Lessons from Libor for EMU

The City of London - who knows what hidden nasties are waiting to be uncovered? (picture Green Lane)
The City of London – who knows what hidden nasties are waiting to be uncovered? (picture Green Lane)

The European Council meeting has reached yet another agreement that will solve the EU’s financial crisis, this time relating to banking supervision.  (Read about it here.)  Mark Twain said something similar about giving up smoking: the EU finds it easy to make plans to end the crisis because it has done it so many times already.

This particular agreement involves suitable legislation being in place from the beginning of next year and funds becoming available via the European Stability Mechanism to back up that legislation at some point during next year.  Opinions appear to differ about when exactly those funds will become available.  (Read about the disagreement here.)

Two lessons can be drawn from this.

First, there is no substitute for law rather than political agreement in governing Europe.  One of the reasons that so many previous agreements to end the crisis have not in fact done so is that they did not bind the parties ort the agreement.  They were political statements – expressions of sympathy – rather than legal statements carrying with them obligations.  Every day that the crisis goes unsolved increases the cost of solving it.

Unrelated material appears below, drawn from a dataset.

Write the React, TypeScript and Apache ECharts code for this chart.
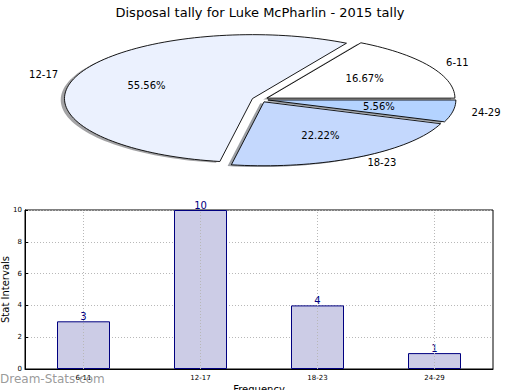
import React, { useEffect, useRef } from "react";
import * as echarts from "echarts";

const title = "Disposal tally for Luke McPharlin - 2015 tally";
const categories = ["6-11", "12-17", "18-23", "24-29"];
const counts = [3, 10, 4, 1];
const pieColors = ["#ffffff", "#ebf1fe", "#c4d8fd", "#b4d3ff"];
const yAxisName = "Stat Intervals";
const xAxisName = "Frequency";
const watermark = "Dream-Stats.com";

const FONT = "DejaVu Sans";
// pie geometry (screen px)
const PCX = 260;
const PCY = 99.5;
const PR = 188;
const PK = 0.34;
const EXPLODE = 8;

const total = counts.reduce((a, b) => a + b, 0);
const cum: number[] = [];
counts.reduce((acc, v, i) => {
  cum[i] = acc;
  return acc + v;
}, 0);

function wedgePoints(i: number, v: number, dx: number, dy: number) {
  const a0 = (cum[i] / total) * 360;
  const a1 = a0 + (v / total) * 360;
  const mid = ((a0 + a1) / 2) * (Math.PI / 180);
  const ox = EXPLODE * Math.cos(mid);
  const oy = -EXPLODE * PK * Math.sin(mid);
  const cx = PCX + ox + dx;
  const cy = PCY + oy + dy;
  const pts: number[][] = [[cx, cy]];
  const n = Math.max(8, Math.ceil((a1 - a0) / 2));
  for (let s = 0; s <= n; s++) {
    const a = ((a0 + ((a1 - a0) * s) / n) * Math.PI) / 180;
    pts.push([cx + PR * Math.cos(a), cy - PR * PK * Math.sin(a)]);
  }
  return { pts, mid, cx, cy };
}

function shade(hex: string) {
  const r = parseInt(hex.slice(1, 3), 16);
  const g = parseInt(hex.slice(3, 5), 16);
  const b = parseInt(hex.slice(5, 7), 16);
  return `rgba(${Math.round(r * 0.3)},${Math.round(g * 0.3)},${Math.round(b * 0.3)},0.5)`;
}

export default function App() {
  const ref = useRef<HTMLDivElement>(null);
  useEffect(() => {
    if (!ref.current) return;
    const chart = echarts.init(ref.current, undefined, { renderer: "svg" });
    const option: any = {
      animation: false,
      backgroundColor: "#ffffff",
      textStyle: { fontFamily: FONT },
      title: {
        text: title,
        left: "center",
        top: 1,
        textStyle: { fontFamily: FONT, fontSize: 13, fontWeight: "normal", color: "#000" },
      },
      grid: {
        left: 25,
        right: 27,
        top: 210,
        bottom: 21,
        outerBoundsMode: "none",
        containLabel: false,
        show: true,
        borderColor: "#000",
        borderWidth: 1,
        backgroundColor: "transparent",
      },
      xAxis: {
        type: "category",
        data: categories,
        name: xAxisName,
        nameLocation: "middle",
        nameGap: 15,
        nameMoveOverlap: false,
        nameTextStyle: { fontFamily: FONT, fontSize: 10, color: "#000" },
        axisLine: { show: true, lineStyle: { color: "#000" } },
        axisTick: { show: false },
        axisLabel: { fontFamily: FONT, fontSize: 7, color: "#000", margin: 5 },
        splitLine: { show: false },
      },
      yAxis: {
        type: "value",
        min: 0,
        max: 10,
        interval: 2,
        name: yAxisName,
        nameLocation: "middle",
        nameGap: 15,
        nameMoveOverlap: false,
        nameTextStyle: { fontFamily: FONT, fontSize: 10, color: "#000" },
        axisLine: { show: true, lineStyle: { color: "#000" } },
        axisTick: { show: true, inside: true, length: 3, lineStyle: { color: "#000" } },
        axisLabel: { fontFamily: FONT, fontSize: 7, color: "#000", margin: 3 },
        splitLine: { show: true, lineStyle: { color: "#b8b8b8", type: [1, 2], width: 1 } },
      },
      series: [
        {
          type: "custom",
          coordinateSystem: "none",
          silent: true,
          z: 1,
          data: counts,
          renderItem: (params: any, api: any) => {
            const i = params.dataIndex;
            const v = api.value(0);
            const { pts } = wedgePoints(i, v, -0.02 * PR, 0.02 * PR * PK);
            return {
              type: "polygon",
              shape: { points: pts },
              style: { fill: shade(pieColors[i]), stroke: "none" },
            };
          },
        },
        {
          type: "custom",
          coordinateSystem: "none",
          silent: true,
          z: 2,
          data: counts,
          renderItem: (params: any, api: any) => {
            const i = params.dataIndex;
            const v = api.value(0);
            const { pts, mid, cx, cy } = wedgePoints(i, v, 0, 0);
            const c = Math.cos(mid);
            const s = Math.sin(mid);
            const lx = cx + 1.1 * PR * c;
            const ly = cy - 1.1 * PR * PK * s;
            const px = cx + 0.6 * PR * c;
            const py = cy - 0.6 * PR * PK * s;
            return {
              type: "group",
              children: [
                {
                  type: "polygon",
                  shape: { points: pts },
                  style: { fill: pieColors[i], stroke: "#000", lineWidth: 0.9 },
                },
                {
                  type: "text",
                  x: lx,
                  y: ly,
                  style: {
                    text: categories[i],
                    fill: "#000",
                    fontFamily: FONT,
                    fontSize: 10,
                    align: c > 0 ? "left" : "right",
                    verticalAlign: "middle",
                  },
                },
                {
                  type: "text",
                  x: px,
                  y: py,
                  style: {
                    text: ((v / total) * 100).toFixed(2) + "%",
                    fill: "#000",
                    fontFamily: FONT,
                    fontSize: 10,
                    align: "center",
                    verticalAlign: "middle",
                  },
                },
              ],
            };
          },
        },
        {
          type: "bar",
          data: counts,
          barWidth: 53,
          z: 3,
          itemStyle: { color: "#ccccE6", borderColor: "#000080", borderWidth: 1 },
          label: {
            show: true,
            position: "top",
            distance: 0,
            fontFamily: FONT,
            fontSize: 10,
            color: "#000080",
          },
          markLine: {
            silent: true,
            symbol: "none",
            label: { show: false },
            lineStyle: { color: "#b8b8b8", type: [1, 2], width: 1 },
            data: categories.map((c) => ({ xAxis: c })),
          },
        },
      ],
      graphic: [
        {
          type: "text",
          left: 0,
          top: 373,
          z: 100,
          style: {
            text: watermark,
            fill: "rgba(128,128,128,0.8)",
            fontFamily: FONT,
            fontSize: 12,
          },
        },
      ],
    };
    chart.setOption(option);
    return () => chart.dispose();
  }, []);
  return (
    <div
      ref={ref}
      style={{ position: "fixed", left: 0, top: 0, width: 520, height: 390 }}
    />
  );
}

Secondly, not only does delay increase the cost of a solution, it increases the risk that no solution can be found.  That is the lesson of the Libor scandal, in which banks were found to be submitting inaccurate information about their trading activities to their trade association for market-setting purposes.  if the problem is that some large banks are substantially in danger of insolvency and need new capital in order to stay afloat, who is to know how much capital is needed and when?  The European Commission has conducted stress tests that are supposed to reveal the extent of their difficulties, but Libor tells us that we cannot trust the banks.  Every day of delay is a day in which a bank might be found not to have told the truth about its true financial position (being charitable and assuming that the banks even know what their true financial positions are, which, given the complexity of their derivative trading, they cannot).

Political indecisiveness has its costs, costs that could become very large indeed.